Tim laboratorium klinik tanaman perkebunan BBPPTP Surabaya menjelaskan, Patogen penyebab penyakit ini adalah Pseudomonas syzygii. Bakteri ini dapat menyebar dari tanaman satu ke tanaman yang lain melalui serangga vektor yaitu Hindola sp. dan melalui alat-alat pertanian seperti sabit, cangkul, gunting pangkas, gergaji, bor dan lain sebagainya. Selain tanaman cengkeh bergejala terserang BPKC, sebagian besar tanaman cengkeh juga terserang penggerek batang.

Untuk meningkatkan efektivitas dalam melakukan edukasi teknik pengelolaan BPKC dan penggerek batang, Tim laboratorium klinik tanaman perkebunan BBPPTP Surabaya menggelar kegiatan bersama Gapoktan Murakapi, termasuk praktek pengelolaan OPT di lokasi. Dalam pertemuan ini tim BBPPTP Surabaya menyampaikan pengetahuan tentang OPT yang dihadapi oleh pekebun dan teknik pengelolaannya serta dilanjutkan dengan diskusi.

Tim menekankan, langkah pertama yang harus dilakukan pekebun dalam pengelolaan BPKC adalah pemenuhan nutrisi tanaman cengkeh dengan mengaplikasikan bahan organik secara rutin dan terus-menerus. “Tanaman cengkeh yang tercukupi nutrisinya akan lebih tahan terhadap serangan BPKC. Aplikasi bahan organik juga akan mengurangi resiko tanaman cengkeh mengalami kekeringan pada saat musim kemarau,” jelasnya.

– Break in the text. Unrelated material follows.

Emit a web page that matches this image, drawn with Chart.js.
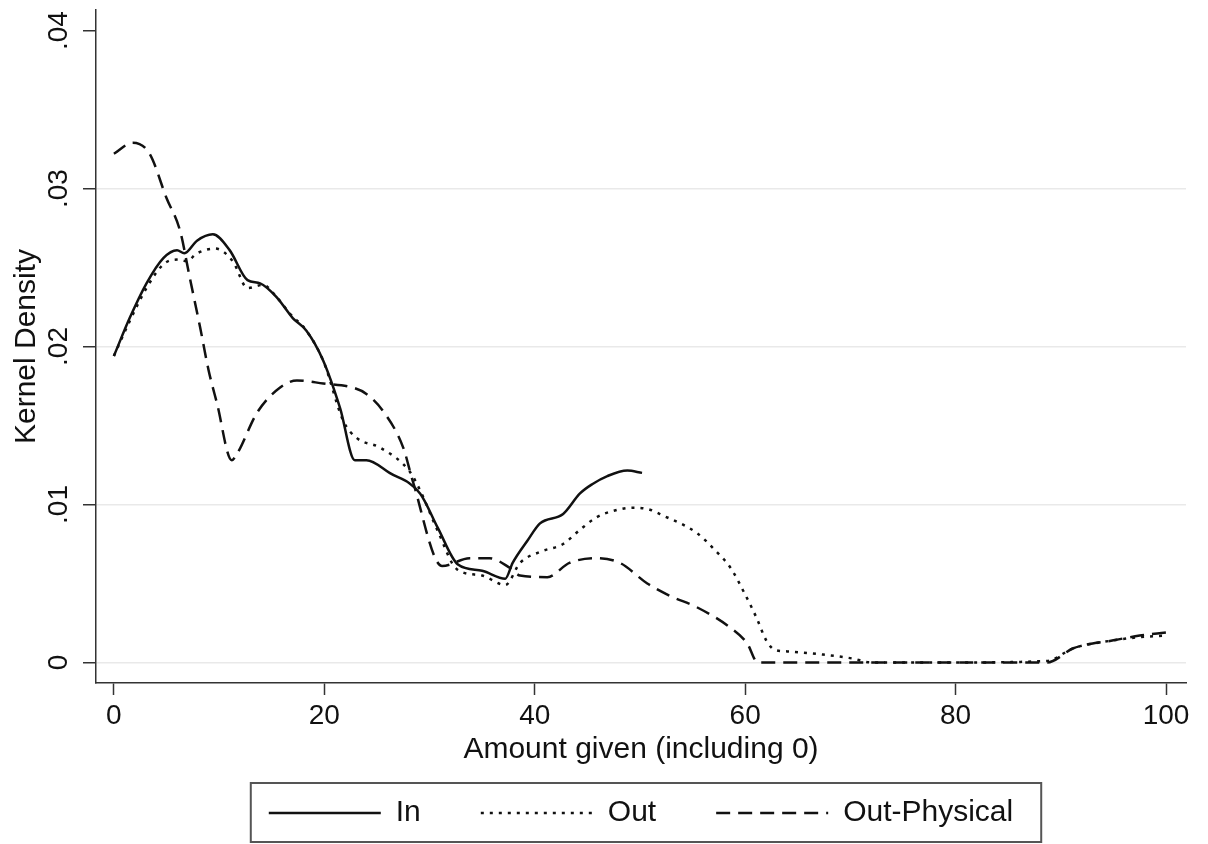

Sedangkan untuk praktek pengelolaan OPT dilapang dilakukan dengan pemanfaatan bahan kimia sintetik. Tindakan ini diambil berdasarkan dari hasil pengamatan dilapang, dimana intensitas serangan BPKC pada umumnya sudah pada kondisi intensitas serangan berat (intensitas serangan pada masing-masing pohon >50%).

Lebih lanjut tim mengatakan, adapun alat yang digunakan sebagai sarana pengelolaan OPT adalah injektor dan bahan yang digunakan adalah bakterisida berbahan aktif streptomisin sulfat. Setiap pohon tanaman cengkeh diinjeksi bakterisida sebanyak 30-50 mL tergantung umur dan kondisi tanaman. Selanjutnya dilakukan pengamatan, apabila intensitas serangan BPKC telah menurun signifikan maka aplikasi bakterisida sintetik dihentikan dan dua minggu kemudian dilakukan aplikasi Agens Pengendali Hayati (APH) yaitu Pseudomonas fluorescens sebagai upaya prefentif munculnya serangan BPKC yang baru.

BBPPTP Surabaya Ditjen Perkebunan Kementerian Pertanian, berharap dengan adanya kegiatan ini, dapat membantu para pekebun dalam pengelolaan OPT yang menyerang tanaman perkebunan, khususnya para pekebun cengkeh. Diharapkan dengan adanya edukasi yang tepat, dapat membantu para pekebun dalam membudidayakan tanaman cengkeh hingga panen.